George Gonzales, the chief of the operations branch of the Air Force’s MILSATCOM Ops Support & Sustainment Division, broke down the space system into three major segments: space, end-user equipment (which usually interacts with the system passively) and ground command and control.
”To me, the most vulnerable, the most interesting aspect of that system of systems is the ground command and control system,” he said in the panel with Samson and McLaughlin. If that system is compromised, an adversary can reach many other systems in government that it manages and touches — even software, processors and user data.
So, those ground controls are the most important to fortify, according to Gonzales.
But it’s the entire space system supply chain that creates the pieces, too, McLaughlin pointed out. All the parts and pieces that are deployed, and all the systems touching are integrated and interconnected, down to the industrial base that builds the systems and the vulnerabilities those may have. From a cybersecurity perspective, those layers have to be analyzed for flaws.
The space community as a whole needs to use the broader cyberframework that already exists for complex IT systems, McLaughlin said.
The commercial sector has a huge role to play, considering many of the satellites in orbit belong to industry. The security of satellites sent up 25 years ago will vastly differ from the security of those sent in the next 10 years.
But “you’re only as strong as your weakest link,” Gonzales said. If the commercial industry adopts risky and vulnerable practices, all the systems in space become vulnerable, too.

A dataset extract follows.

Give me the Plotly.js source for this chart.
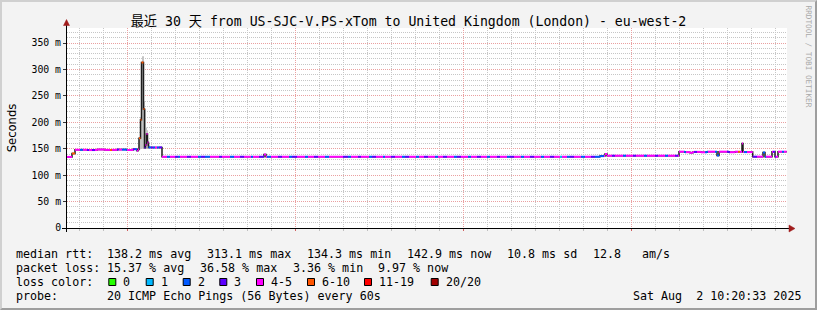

Ideally, Gonzales said he’d like industry to work with all its partners — in and outside government and internationally — and “work to a certain set of standards to fortify their systems.” This way, the community can implement the same kinds of cybersecurity standards across the board.
McLaughlin even suggested making space one of the nation’s 16 critical infrastructure sectors, and to create structures within it and form an Information Sharing and Analysis Center specifically for space to share best practices and threat intelligence.
“If it’s working in other areas, why not think about applying that to space?” he asked.
And Samson agreed, information sharing and transparency about threats and attacks is something both industry and government should prioritize and invest in to secure cyberspace systems, she said.
What About Technology?
McLaughlin said the cyberspace community will also have to focus on new features, because aside from the large IT systems on the ground, space is a unique domain.
“I do think the machines that we fly in space, they are unique because we put them up there,” he said, and those can’t be pulled back down when something goes wrong.
That will require autonomy, and the ability for these systems to self-heal, self-service and self-program when needed. We’ll need to have that level of sophistication on the cyberside of those attributes for the part of the system we can’t get to in space, McLaughlin said.
And for the space systems in orbit, these defenses and new capabilities will have to be designed in-depth and upfront, Gonzales said. The satellite industry and manufacturers will need to start designing agility into their systems, with the proper capacity, processing and memory.
Gonzales pointed to artificial intelligence and machine learning, too, so a satellite becomes capable of monitoring itself.
“So it’s self-aware, self-healing . . . those kinds of things have to be baked into the design upfront,” he said.